特にソーシャルレンディング初心者の場合、バックボーンや資金保全に安心感のある業者を選んだ方がリスク対策となります。大金や全資産を1つのソーシャルレンディング業者に託すのではなく、小口資金を複数の業者に分散投資するのもリスクを避ける方法の一つです。

利息を得られないだけでなく、元手の資金が戻らないのがソーシャルレンディング業者や投資先の倒産による最大のデメリットです。不安でも賭けてみたいというソーシャルレンディング業者がある投資家は、短期の案件への投資をしてみることをおすすめします。

 

その他、始める前に把握しておきたいリスク

ソーシャルレンディングを行う上で、他にも様々な注意点があります。リスクを一つでも軽減するために見逃したくないポイントですが、いずれも常識的なことですから難しく考える必要はないでしょう。

口座開設に時間がかかる(即日開設はできない)

まず、ソーシャルレンディング業者ごとに口座開設が必要になる点と、口座開設までにある程度の期間がかかる点は理解しておきましょう。業者によっては予想より日にちがかかる可能性もあり、一日も早く投資を開始したい場合は焦りが生じてしまうかもしれません。

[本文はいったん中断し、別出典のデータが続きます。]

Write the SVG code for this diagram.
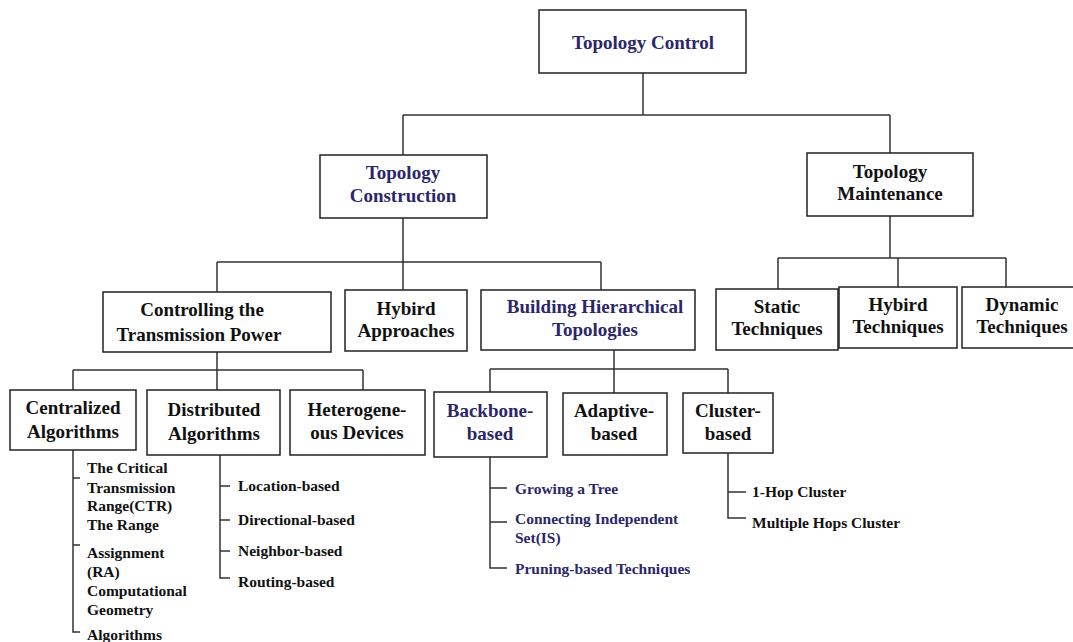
<svg xmlns="http://www.w3.org/2000/svg" width="1073" height="642" viewBox="0 0 1073 642">
<style>
rect{fill:#fff;stroke:#222;stroke-width:1.5}
text{font-family:"Liberation Serif","Times New Roman",serif;font-weight:bold;fill:#111}
.n{font-size:19px;text-anchor:middle}
.s{font-size:15.5px}
.b{fill:#2b2769}
#conn path{fill:none;stroke:#333;stroke-width:1.5}
</style>
<rect width="1073" height="642" style="fill:#fff;stroke:none"/>
<g id="conn">
<path d="M643 73V115M403 115H890M403 115V155M890 115V153"/>
<path d="M403 218V262M217 262H601M217 262V292M403 262V290M601 262V290"/>
<path d="M890 216V258M778 258H1006M778 258V289M898 258V287M1006 258V287"/>
<path d="M217 352V370M73 370H363M73 370V390M217 370V390M363 370V390"/>
<path d="M614 350V369M490 369H728M490 369V392M614 369V393M728 369V393"/>
<path d="M73 450V632H80M73 478H80M73 545H80"/>
<path d="M220 455V578H230M220 486H230M220 520H230M220 551H230"/>
<path d="M490 457V568H507M490 488H507M490 522H507"/>
<path d="M728 453V518H746M728 492H746"/>
</g>
<g id="n-control"><rect x="539" y="10" width="207" height="63"/><text class="n b" x="643" y="49">Topology Control</text></g>
<g id="n-construction"><rect x="320" y="155" width="167" height="63"/><text class="n b" x="403" y="179">Topology</text><text class="n b" x="403" y="202">Construction</text></g>
<g id="n-maintenance"><rect x="807" y="153" width="166" height="63"/><text class="n" x="890" y="178">Topology</text><text class="n" x="890" y="200">Maintenance</text></g>
<g id="n-ctp"><rect x="103" y="292" width="228" height="60"/><text class="n" x="202" y="316">Controlling the</text><text class="n" x="199" y="341">Transmission Power</text></g>
<g id="n-hybapp"><rect x="345" y="290" width="122" height="61"/><text class="n" x="406" y="315">Hybird</text><text class="n" x="406" y="337">Approaches</text></g>
<g id="n-bht"><rect x="481" y="290" width="214" height="60"/><text class="n b" x="595" y="313">Building Hierarchical</text><text class="n b" x="595" y="336">Topologies</text></g>
<g id="n-static"><rect x="716" y="289" width="122" height="61"/><text class="n" x="777" y="313">Static</text><text class="n" x="777" y="335">Techniques</text></g>
<g id="n-hybtech"><rect x="839" y="287" width="118" height="61"/><text class="n" x="898" y="311">Hybird</text><text class="n" x="898" y="333">Techniques</text></g>
<g id="n-dynamic"><rect x="962" y="287" width="115" height="61"/><text class="n" x="1022" y="311">Dynamic</text><text class="n" x="1022" y="333">Techniques</text></g>
<g id="n-central"><rect x="10" y="390" width="126" height="60"/><text class="n" x="73" y="414">Centralized</text><text class="n" x="73" y="438">Algorithms</text></g>
<g id="n-distrib"><rect x="147" y="390" width="133" height="65"/><text class="n" x="214" y="416">Distributed</text><text class="n" x="214" y="440">Algorithms</text></g>
<g id="n-hetero"><rect x="290" y="390" width="135" height="65"/><text class="n" x="357" y="416">Heterogene-</text><text class="n" x="357" y="439">ous Devices</text></g>
<g id="n-backbone"><rect x="434" y="392" width="113" height="65"/><text class="n b" x="490" y="417">Backbone-</text><text class="n b" x="490" y="440">based</text></g>
<g id="n-adaptive"><rect x="563" y="393" width="104" height="62"/><text class="n" x="614" y="417">Adaptive-</text><text class="n" x="614" y="440">based</text></g>
<g id="n-cluster"><rect x="683" y="393" width="90" height="60"/><text class="n" x="728" y="417">Cluster-</text><text class="n" x="728" y="440">based</text></g>
<g id="l-central">
<text class="s" x="87" y="473">The Critical</text>
<text class="s" x="87" y="493">Transmission</text>
<text class="s" x="87" y="511">Range(CTR)</text>
<text class="s" x="87" y="530">The Range</text>
<text class="s" x="87" y="558">Assignment</text>
<text class="s" x="87" y="577">(RA)</text>
<text class="s" x="87" y="596">Computational</text>
<text class="s" x="87" y="615">Geometry</text>
<text class="s" x="87" y="640">Algorithms</text>
</g>
<g id="l-distrib">
<text class="s" x="238" y="491">Location-based</text>
<text class="s" x="238" y="525">Directional-based</text>
<text class="s" x="238" y="556">Neighbor-based</text>
<text class="s" x="238" y="587">Routing-based</text>
</g>
<g id="l-backbone">
<text class="s b" x="515" y="494">Growing a Tree</text>
<text class="s b" x="515" y="524">Connecting Independent</text>
<text class="s b" x="515" y="543">Set(IS)</text>
<text class="s b" x="515" y="574">Pruning-based Techniques</text>
</g>
<g id="l-cluster">
<text class="s" x="752" y="497">1-Hop Cluster</text>
<text class="s" x="752" y="528">Multiple Hops Cluster</text>
</g>
</svg>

ソーシャルレンディング業者・案件の管理に混乱しやすい

投資をすると決めた案件管理も一括で行えないため、独力で管理しておかないと混乱しかねない点も注意が必要です。カレンダーやToDoリストのような機能を備えたツールを使って、案件管理するのも良いでしょう。

配当金の確定申告が必要

案件に配当金が出たら、得た利益は雑所得として確定申告しなければならないケースがあります。

総収入額や給与の支払元などによっても異なりますが、それほど利益がなかったからと高を括って確定申告の必要があるかないかも確認しないことだけは避けましょう。万が一申告漏れとなってしまうと、脱税と判断されてしまうリスクが出てきます。

 

ソーシャルレンディングのリスクについてのまとめ

ソーシャルレンディングリスクまとめ

ソーシャルレンディングのリスクについては、独自の背景から来るものもあるため理解しづらい部分もあるかもしれません。

ですが、ソーシャルレンディングが特にリスクが高いということはなく、むしろ全体を俯瞰してみれば低リスクで運用できる資産運用方法ですので、その点を踏まえて実践を検討してみてくださいね。

※ソーシャルレンディングについておすすめする内容になっていますが、最終的な判断は個人でお願い致します。